¡Manos arriba!

Por Jaime Restrepo Vásquez
 
La anarquía rige a Colombia. No es un asunto de un lustro, ni de tres, ni de diez. Esa acracia que resplandece en nuestro país es de tal antigüedad, y de tan profundas raíces, que pareciera que los colombianos somos incapaces de entender la vida por fuera del caos.
 
El espacio público, que de público no tiene nada, es una selva en la que rigen unas reglas distintas que la convierten en una colección deforme de repúblicas independientes en las que prima el más fuerte: parqueamos en donde sea, sin contemplar las dificultades de movilidad y comodidad que les generamos a otros ciudadanos.  Puede estar el bolsillo lleno y tener al frente un parqueadero vacío.  A la larga, no tienen que ver ni con el pago ni con la disponibilidad de un estacionamiento: es el poder regodearnos en la anarquía, ser parte de ella y no quedar excluidos al ser los estúpidos que siguen las reglas.
 
Los vendedores ambulantes gobiernan sus pequeños feudos y pobre del que cuestione su invasión, pues recibirá una catarata de lugares comunes: que si prefiere verlos robar, que tienen que llevar la comida a sus casas y que ellos están trabajando honradamente.
 
En la anarquía nos acostumbramos a ver a los vendedores informales como parte del paisaje, y cuando las calles son desalojadas, en un ejercicio mínimo de autoridad, pasamos por allí y extrañamos, genuinamente, a los que antes inundaban ese espacio. Incluso reclamamos, pues la soledad de esas calles nos intimida.
 
En el fondo, en esta anarquía en la que agachamos la cabeza y sentimos como parte de nuestro ADN, lo que se defiende es la comodidad en un mundo que imaginamos y diseñamos vertiginoso.  En esa creación, opinamos que los informales de la calle nos ahorran tiempo, ese que según nos dijeron, es oro: ¡que nadie se atreva a quitarnos un gramo de aquello que representa dinero, pues salimos feroces a defender lo que es nuestro!
 
¿Qué los vendedores ambulantes son ilegales? ¡Eso a quién le importa!

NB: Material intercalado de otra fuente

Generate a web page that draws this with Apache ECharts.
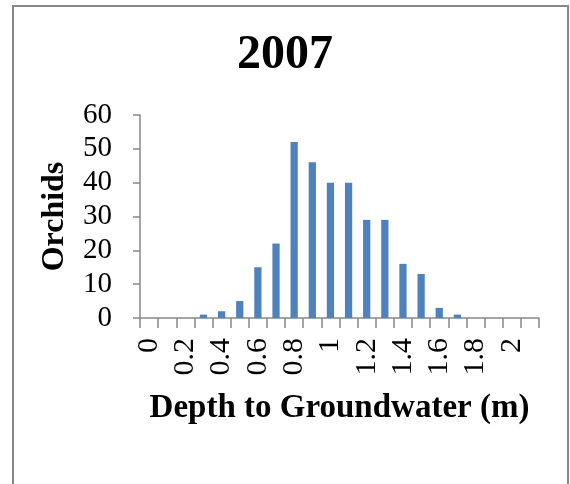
<!DOCTYPE html>
<html>
<head>
<meta charset="utf-8">
<script src="https://cdn.jsdelivr.net/npm/echarts@6/dist/echarts.min.js"></script>
<style>
html,body{margin:0;padding:0;background:#fff;}
#chart{width:570px;height:484px;}
</style>
</head>
<body>
<div id="chart"></div>
<script>
var categories = ["0","0.1","0.2","0.3","0.4","0.5","0.6","0.7","0.8","0.9","1","1.1","1.2","1.3","1.4","1.5","1.6","1.7","1.8","1.9","2","2.1"];
var orchids = [0,0,0,1,2,5,15,22,52,46,40,40,29,29,16,13,3,1,0,0,0,0];
var yTicks = {min:0, max:60, interval:10};

var serif = '"Liberation Serif","Times New Roman",Times,serif';
var chart = echarts.init(document.getElementById('chart'));
chart.setOption({
  animation:false,
  backgroundColor:'#fff',
  title:{
    text:'2007', left:'center', top:27,
    textStyle:{fontFamily:serif, fontWeight:'bold', fontSize:48, color:'#000'}
  },
  graphic:[{
    type:'polyline', silent:true,
    shape:{points:[[13,500],[13,6],[568,6],[568,500]]},
    style:{stroke:'#888', lineWidth:2, fill:null}
  }],
  grid:{left:140, right:31, top:115, bottom:166, containLabel:false},
  xAxis:{
    type:'category', data:categories, boundaryGap:true,
    name:'Depth to Groundwater (m)', nameLocation:'middle', nameGap:74,
    nameTextStyle:{fontFamily:serif, fontWeight:'bold', fontSize:33, color:'#000'},
    axisLine:{lineStyle:{color:'#888', width:1.5}},
    axisTick:{show:true, interval:0, length:10, alignWithLabel:false, lineStyle:{color:'#888', width:1.5}},
    axisLabel:{interval:1, rotate:90, margin:20, fontFamily:serif, fontSize:30, color:'#000'},
    splitLine:{show:false}
  },
  yAxis:{
    type:'value', min:yTicks.min, max:yTicks.max, interval:yTicks.interval,
    name:'Orchids', nameLocation:'middle', nameGap:69, nameRotate:90,
    nameTextStyle:{fontFamily:serif, fontWeight:'bold', fontSize:32, color:'#000'},
    axisLine:{show:true, lineStyle:{color:'#888', width:1.5}},
    axisTick:{show:true, length:7, lineStyle:{color:'#888', width:1.5}},
    axisLabel:{margin:28, fontFamily:serif, fontSize:29, color:'#000'},
    splitLine:{show:false}
  },
  series:[{
    type:'bar', data:orchids, barWidth:'40%',
    itemStyle:{color:'#4F81BD'}
  }]
});
</script>
</body>
</html>
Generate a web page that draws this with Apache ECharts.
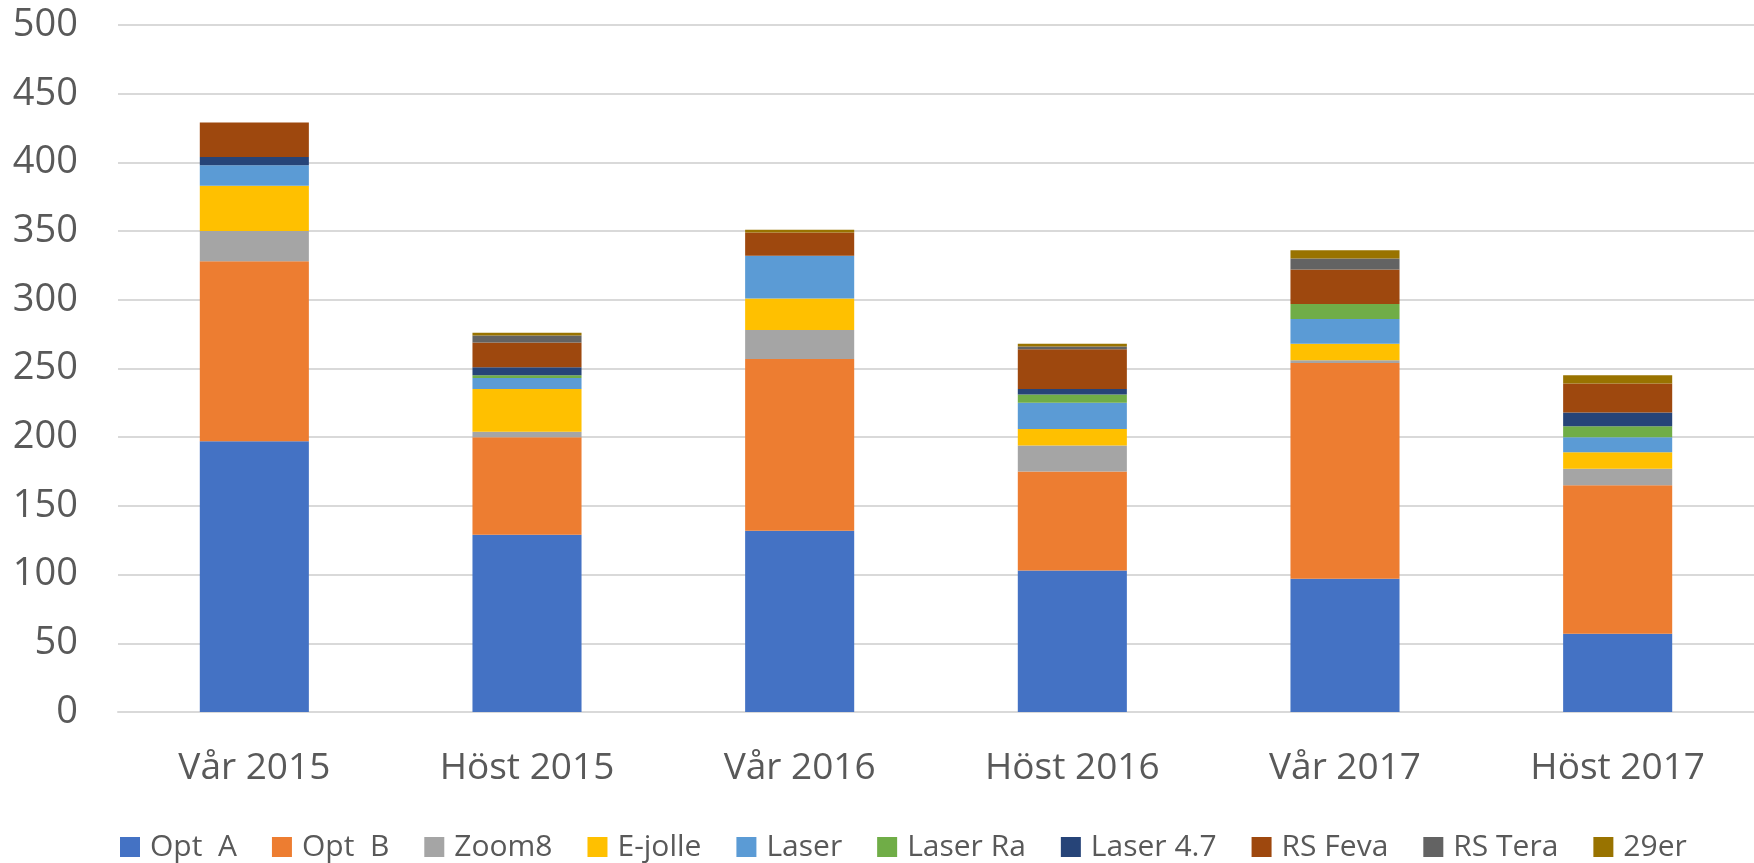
<!DOCTYPE html>
<html>
<head>
<meta charset="utf-8">
<script src="https://cdn.jsdelivr.net/npm/echarts@6/dist/echarts.min.js"></script>
<style>
  html, body { margin: 0; padding: 0; background: #fff; }
  #chart { width: 1754px; height: 863px; }
</style>
</head>
<body>
<div id="chart"></div>
<script>
var categories = ['Vår 2015', 'Höst 2015', 'Vår 2016', 'Höst 2016', 'Vår 2017', 'Höst 2017'];

var optA     = [197, 129, 132, 103,  97,  57];
var optB     = [131,  71, 125,  72, 157, 108];
var zoom8    = [ 22,   4,  21,  19,   2,  12];
var ejolle   = [ 33,  31,  23,  12,  12,  12];
var laser    = [ 15,   8,  31,  19,  18,  11];
var laserRa  = [  0,   2,   0,   6,  11,   8];
var laser47  = [  6,   6,   0,   4,   0,  10];
var rsFeva   = [ 25,  18,  17,  29,  25,  21];
var rsTera   = [  0,   5,   0,   2,   8,   0];
var er29     = [  0,   2,   2,   2,   6,   6];

var seriesNames = ['Opt  A', 'Opt  B', 'Zoom8', 'E-jolle', 'Laser', 'Laser Ra', 'Laser 4.7', 'RS Feva', 'RS Tera', '29er'];
var seriesData = [optA, optB, zoom8, ejolle, laser, laserRa, laser47, rsFeva, rsTera, er29];
var colors = ['#4472c4', '#ed7d31', '#a5a5a5', '#ffc000', '#5b9bd5', '#70ad47', '#264478', '#9e480e', '#636363', '#997300'];

var font = 'Open Sans';
var textColor = '#595959';

var myChart = echarts.init(document.getElementById('chart'));

var series = seriesNames.map(function (name, i) {
    return {
        name: name,
        type: 'bar',
        stack: 'total',
        barWidth: '40%',
        data: seriesData[i]
    };
});

var option = {
    animation: false,
    color: colors,
    grid: {
        left: 118,
        right: 0,
        top: 25,
        bottom: 151
    },
    legend: {
        top: 827,
        left: 115,
        itemWidth: 20,
        itemHeight: 20,
        itemGap: 35,
        icon: 'rect',
        textStyle: {
            fontFamily: font,
            fontSize: 30,
            color: textColor,
            padding: [0, 0, 0, 5]
        }
    },
    xAxis: {
        type: 'category',
        data: categories,
        axisLine: { lineStyle: { color: '#d9d9d9', width: 2 } },
        axisTick: { show: false },
        axisLabel: {
            margin: 38,
            fontFamily: font,
            fontSize: 37,
            color: textColor
        }
    },
    yAxis: {
        type: 'value',
        min: 0,
        max: 500,
        interval: 50,
        axisLine: { show: false },
        axisTick: { show: false },
        splitLine: { lineStyle: { color: '#d9d9d9', width: 2 } },
        axisLabel: {
            margin: 40,
            fontFamily: font,
            fontSize: 38,
            color: textColor
        }
    },
    series: series
};
myChart.setOption(option);
</script>
</body>
</html>
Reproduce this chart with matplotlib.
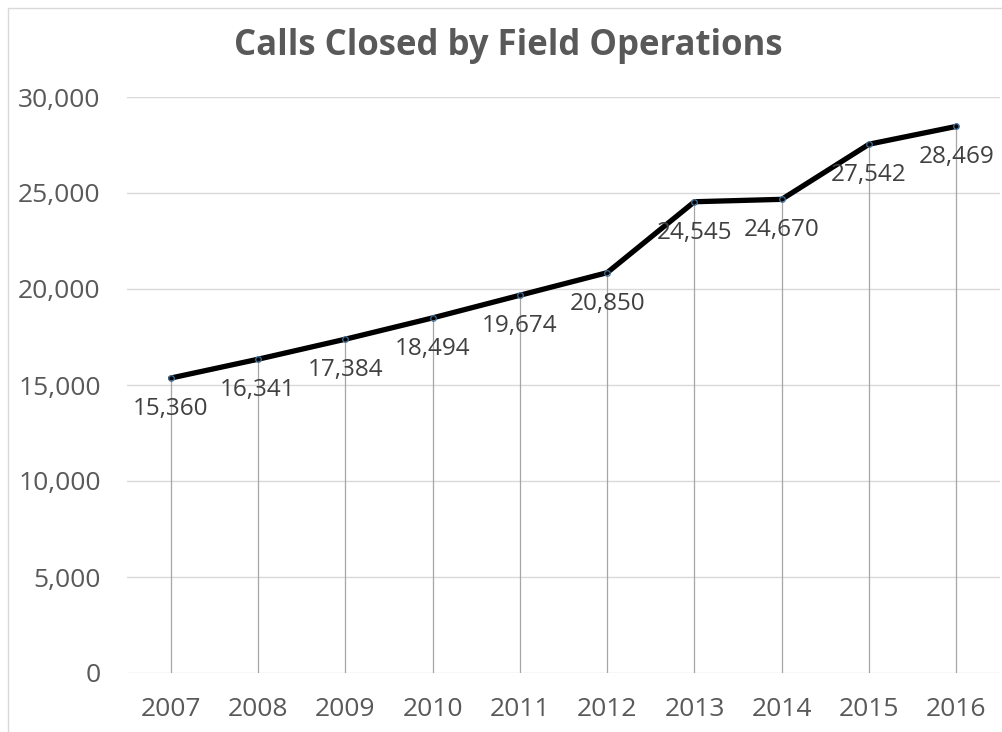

Las leyes, nos enseñaron, están hechas solo para los de ruana y enhorabuena si uno, varios o miles de ellos pueden pasar por encima de las normas, de la ciudadanía, de los discapacitados o de quien sea.
 
Es una tragedia que esa acracia sea una forma de relacionarnos y de vivir la cotidianidad: esos centavos que recogen los informales son muy convenientes para las estadísticas, sobre todo en tiempo de elecciones, pues ya no son desempleados y como tal, mejoran los números de la mentira, ese complemento perfecto para la relación anárquica de nuestra sociedad.